Es ist unübersehbar, dass Zeitungspapier in unserer Kultur eine bedeutsame Rolle spielt, vom Essen über die Verdauung zum Spielen und Putzen. Aufgrund seiner sprichwörtlichen Geduld ist Papier ja ohnehin ein Eckpfosten unserer Leitkultur, Vorbild für Junge, Übereifrige und Heißblütige.

Zeitungspapier stiftet darüber hinaus Wärme und schafft Atmosphäre: Regelmäßige Befragungen der Leser einer Hamburger Wochenzeitung ergeben zuverlässig, dass die Mehrheit der Leser sich am Zeitungspapierrascheln erfreut. An der einzigartigen Haptik und am spezifischen Duft. (Kenner behaupten gar, die Süddeutsche vom Guardian mit der Nase unterscheiden zu können.)

Papiergebirge samstags im Bett duften, wärmen, rascheln und trösten. Selbst wenn sich nichts Taugliches im Blatt findet. Das ganz große Rätselraten um die Geheimnisse der Leser-Blatt-Bindung ist zu Ende: Es sind weder Texte noch Fotos, keine Grafiken und auch keine Karikaturen, die den Abonnenten bei der Stange halten – es ist das Gesamtkunstwerk Zeitung.

Burkhard Straßmann, Redakteur der taz.Bremen von 1989 bis 2000

Doch hat recht, wer heute vom Zeitungssterben redet. Die Gefahr geht von Ctenolepisma longicaudata aus, dem Papierfischchen, einer mit dem Silberfischchen verwandten über 300 Millionen Jahre alten Insektenart.
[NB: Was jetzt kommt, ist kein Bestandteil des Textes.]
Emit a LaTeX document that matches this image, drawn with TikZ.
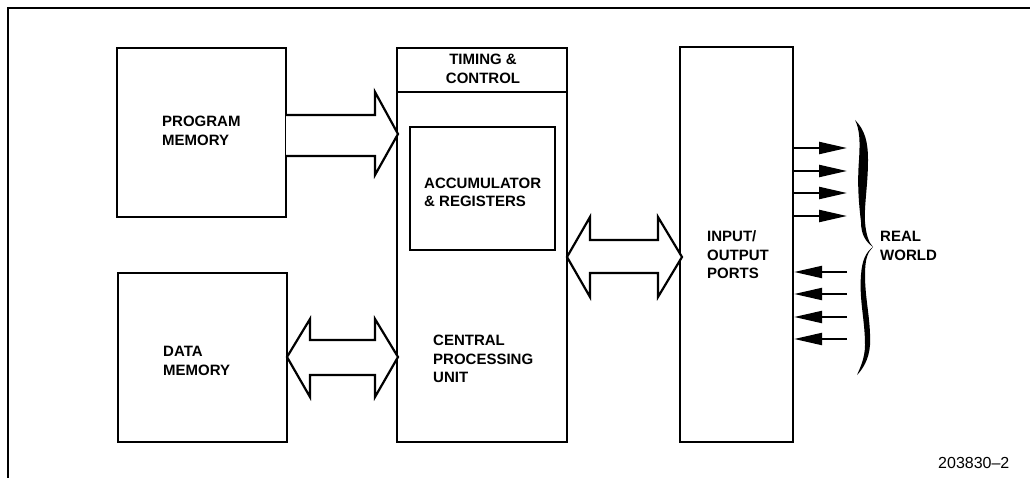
\documentclass[tikz,border=0pt]{standalone}
\usepackage{fontspec}
\setmainfont{Liberation Sans}
\usetikzlibrary{arrows.meta}
\begin{document}
\begin{tikzpicture}[x=1pt,y=-1pt,
  box/.style={draw,line width=2.2pt,inner sep=0pt,rectangle},
  lbl/.style={inner sep=0pt,font=\bfseries\fontsize{15}{18.5}\selectfont,align=left,anchor=west},
  bus/.style={draw,line width=2.2pt,line join=miter,fill=white},
  sig/.style={line width=2.2pt,-{Triangle[length=28pt,width=12pt]}},
]
\useasboundingbox (0,0) rectangle (1030,478);
\draw[line width=1.3pt] (8,478) -- (8,8) -- (1030,8);

% boxes
\node[box,minimum width=169pt,minimum height=169pt] (pm) at (201.5,132.5) {};
\node[box,minimum width=169pt,minimum height=169pt] (dm) at (202.5,357.5) {};
\node[box,minimum width=170pt,minimum height=394pt] (cpu) at (482,245) {};
\node[box,minimum width=145pt,minimum height=123pt] (acc) at (482.5,188.5) {};
\node[box,minimum width=113pt,minimum height=395pt] (io) at (736.5,244.5) {};
\draw[line width=2.2pt] (397,92) -- (567,92);

% labels
\node[lbl] (pmt) at (162,131) {PROGRAM\\MEMORY};
\node[lbl] (dmt) at (163,361) {DATA\\MEMORY};
\node[lbl,anchor=center,align=center] (tct) at (483,69) {TIMING \&\\CONTROL};
\node[lbl] (acct) at (424,192.5) {ACCUMULATOR\\\& REGISTERS};
\node[lbl] (cput) at (433,359) {CENTRAL\\PROCESSING\\UNIT};
\node[lbl] (iot) at (707,255) {INPUT/\\OUTPUT\\PORTS};
\node[lbl] (rwt) at (880,246) {REAL\\WORLD};
\node[inner sep=0pt,anchor=west,font=\fontsize{16}{19}\selectfont] (fig) at (938,463) {203830–2};

% hollow bus arrows
\draw[bus] (286,115) -- (375,115) -- (375,92) -- (398,134) -- (375,175) -- (375,156) -- (286,156);
\draw[bus] (287,357) -- (310,319) -- (310,340) -- (375,340) -- (375,319) -- (398,357)
  -- (375,397) -- (375,375) -- (310,375) -- (310,397) -- cycle;
\draw[bus] (567,257) -- (590,217) -- (590,240) -- (658,240) -- (658,217) -- (682,257)
  -- (658,297) -- (658,273) -- (590,273) -- (590,297) -- cycle;

% output signals
\foreach \i/\yy in {1/148,2/171,3/193,4/216}{
  \coordinate (o\i) at (847,\yy);
  \draw[sig] (io.east |- o\i) -- (o\i);
}
% input signals
\foreach \i/\yy in {1/272,2/294,3/317,4/339}{
  \coordinate (in\i) at (847,\yy);
  \draw[sig] (in\i) -- (io.east |- in\i);
}

% brace
\fill (855,120) .. controls (865,130) and (868,142) .. (868,160)
  .. controls (868,185) and (864,205) .. (865,222)
  .. controls (866,235) and (869,243) .. (873,247)
  .. controls (868,252) and (865,258) .. (865,275)
  .. controls (865,300) and (871,320) .. (870,345)
  .. controls (869,360) and (862,370) .. (857,375)
  .. controls (860,368) and (865,358) .. (865,345)
  .. controls (865,320) and (859,300) .. (861,275)
  .. controls (862,260) and (866,252) .. (873,247)
  .. controls (866,242) and (861,235) .. (861,222)
  .. controls (859,205) and (857,185) .. (859,160)
  .. controls (860,142) and (860,130) .. (855,120) -- cycle;
\end{tikzpicture}
\end{document}
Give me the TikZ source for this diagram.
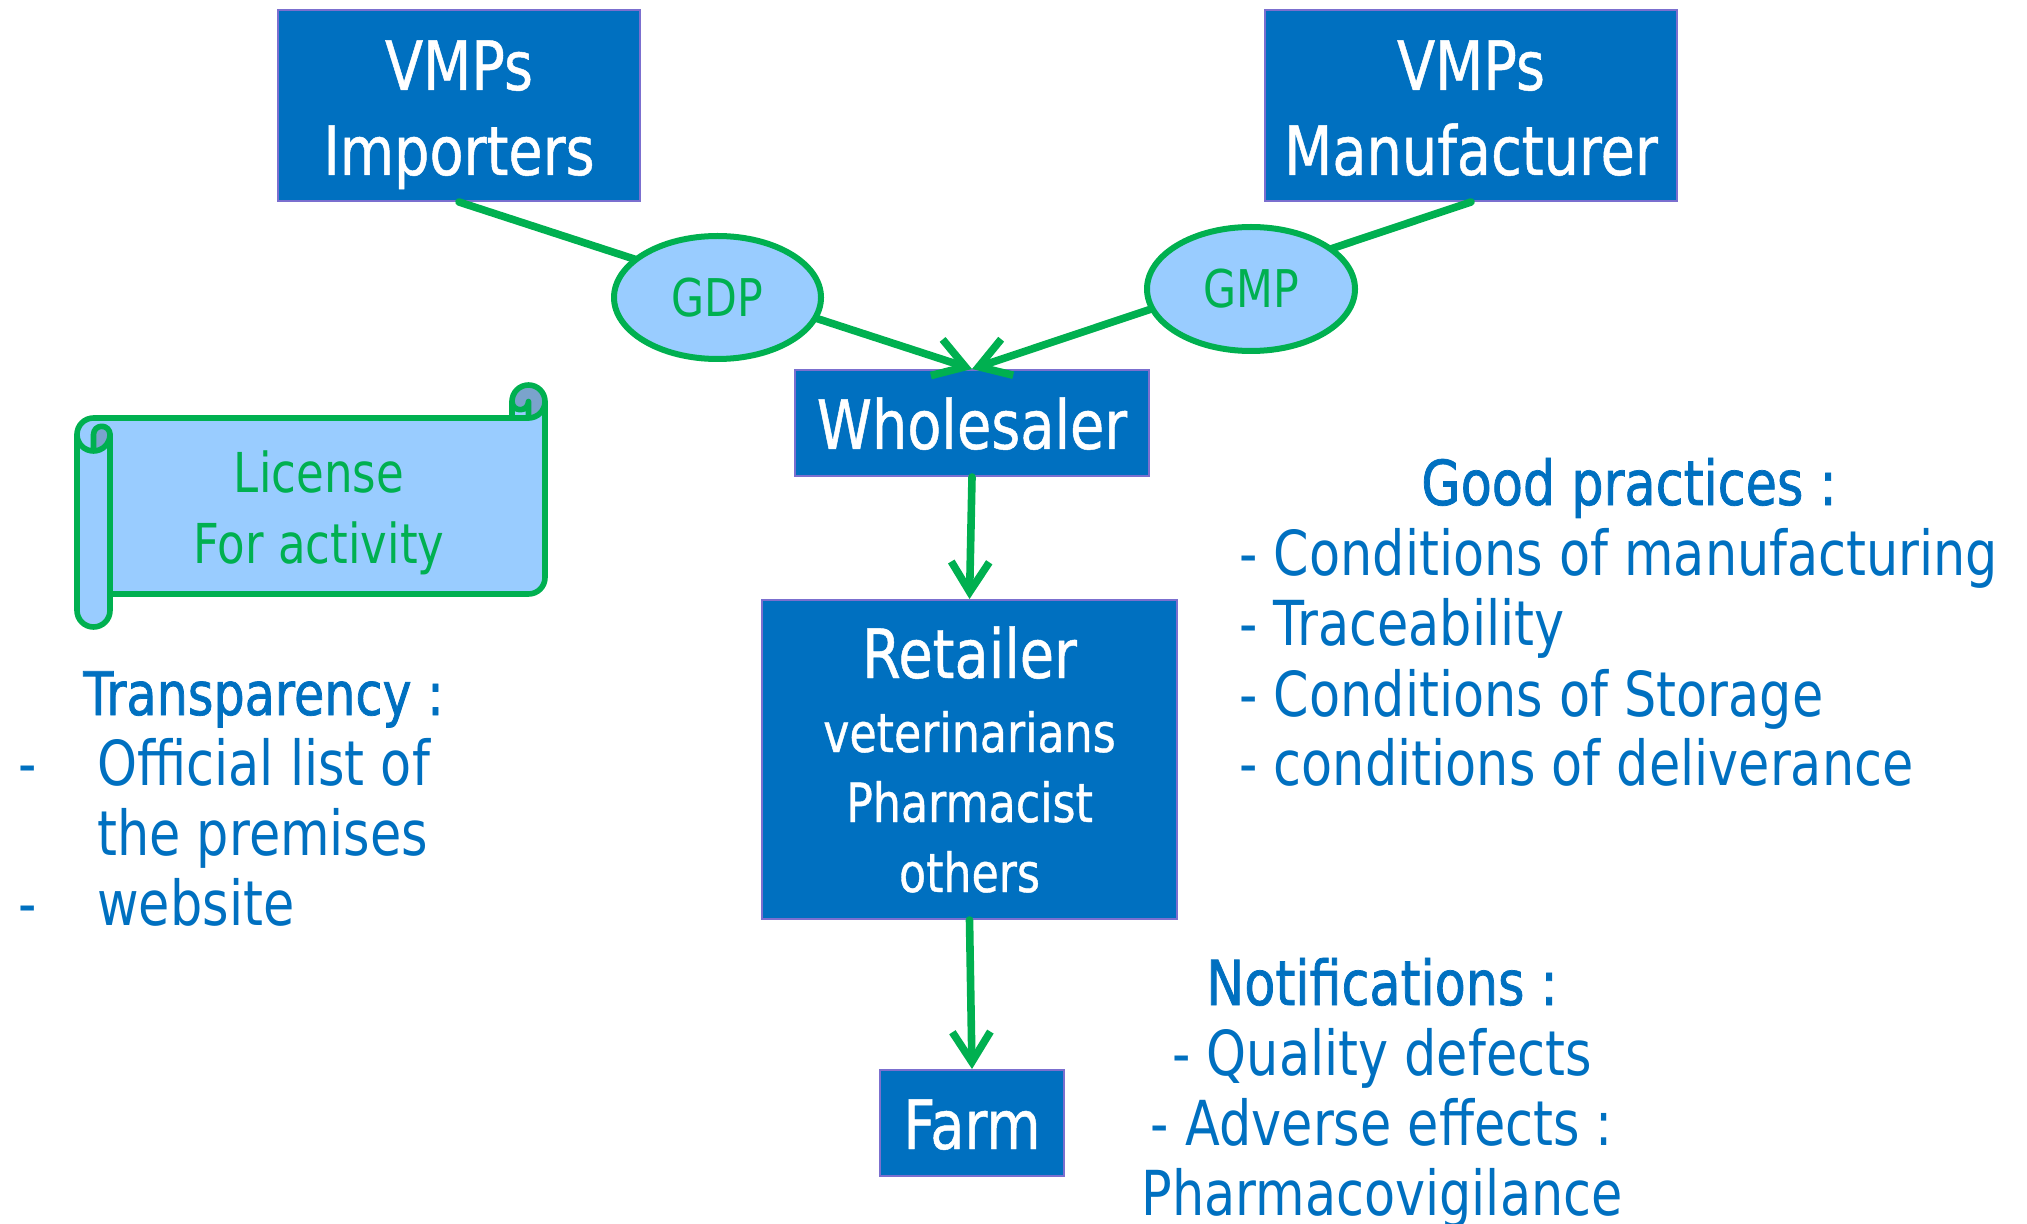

Das Papierfischchen lebt in warmen Ländern unter der Rinde von Bäumen. Allerdings behagt ihm moderne Architektur mit gut isolierten, immer warmen und trockenen Häusern ebenfalls sehr.

In den Niederlanden gelten Papierfischchen seit Jahren als ernste Plage, der gegenüber die Behörden ziemlich hilflos sind. In Deutschland ist dieses Insekt noch weitgehend unbekannt, wahrscheinlich, da es dem bekannten Silberfischchen ähnelt und mit ihm verwechselt wird. Doch im Gegensatz zu Letzterem frisst es mit Vorliebe Papier, am liebsten älteres Papier, Fotos, Alben, Archivalien, Bilder, Kartonagen. In Hamburger Archiven trat das Papierfischchen erstmals 2007 auf, in Berlin beobachten es Schädlingsbekämpfer seit drei Jahren argwöhnisch.

Schicht um Schicht „mäht“ die langschwänzige Ctenolepisma longicaudata Papier, bis es zerfällt. Einmal in ein Gebäude eingewandert, ist das Insekt kaum mehr loszuwerden. Immerhin kann das Papierfischchen bis zu acht Jahre ohne jede Nahrung leben, Wasser holt es sich aus der Luft. Die Invasion droht von der niederländischen Grenze her. Trojanische Pferde sind Kartons von Lebensmittelketten, Möbelunternehmen oder Herstellern von Papier oder Pappe. Wenn diese bis zu etwa 15 mm langen Tiere die Grenze überwunden haben, sehen auch wir alt aus.

Eben darum kann es sein, dass in zehn Jahren, wenn wieder einmal „Die taz hat Geburtstag“ begangen wird, das Letzte, was einem dazu einfällt, „Zeitungspapier“ ist.